Though rand-denominated, these funds are 100% exposed to offshore real estate markets. So investors can profit from the performance of global Reits as well as any potential currency weakness without using their offshore allowance.
So in which countries and subsectors are SA fund managers currently stashing their cash?
Munzara says they like specialist residential funds in the US, particularly those that are exposed to standalone "single-family" homes catering to millennials and young families who no longer want to live in smaller apartments. "There’s huge growth in demand for this type of rental property in the US," he says.
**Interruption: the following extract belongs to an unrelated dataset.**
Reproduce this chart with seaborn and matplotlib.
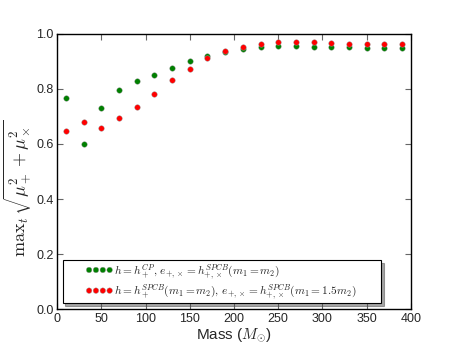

Munzara also expects further demand growth in the apartment sector in Europe; self-storage in Canada, the UK and Europe; as well as logistics (warehouse and distribution centres) in Europe and Australia.
His current top stock picks are Invitation Homes, the largest single-family residential fund in the US; Goodman Group, an Australia-based logistics property owner and developer; and WDP, a pan-European logistics group.
Jones, who helps manage the Catalyst Global Real Estate Prescient Feeder Fund, SA’s best-performing global real estate unit trust fund over five years, has a bottom-up stock selection approach.
"We first look at the quality of an individual company’s underlying assets and management team, the sustainability of its earnings and strength of its balance sheet before we consider geographic or sectoral exposure," she says.
Like most other rand-denominated global property fund managers, Jones is overweight in the US, the world’s largest and most developed real estate market.
The US also offers investors the biggest variety of subsectors to choose from.
Tighter debt lending standards and increased labour and construction costs in the US mean it is harder to fund new developments.
"That keeps new supply in check which, coupled with a strong economy, is supportive of continued earnings growth among US Reits," says Jones.
But she remains wary of the UK amid ongoing Brexit uncertainty and is staying away from shopping centre owners in particular, given the UK’s tough retail operating environment.
Jones is also underweight in Japan. "Valuations of Japanese Reits are stretched," she warns.
With property sectors, Jones prefers niche residential offerings and technology-driven property stocks in the US.
She also likes funds that own nontraditional office space such as Canada’s Allied Properties Reit. The latter caters to the region’s burgeoning services, tech and media industries.
Her top picks include data storage facilities owner Equinix; Alexandria Real Estate, which rents out space to the pharmaceutical and agtech sectors; and Invitation Homes.
Elston favours the logistics, residential and data centre sectors. His top picks include US-listed Prologis, one of the largest logistics players in the world; LEG Immobilien, a German residential fund; Equinix; and Americold Realty, a US-based cold storage warehouse Reit.
But like any other offshore investment, global Reits are not risk-free. Elston cautions: "Foreign currency and foreign exchange risk can be an issue, especially if the rand should strengthen substantially."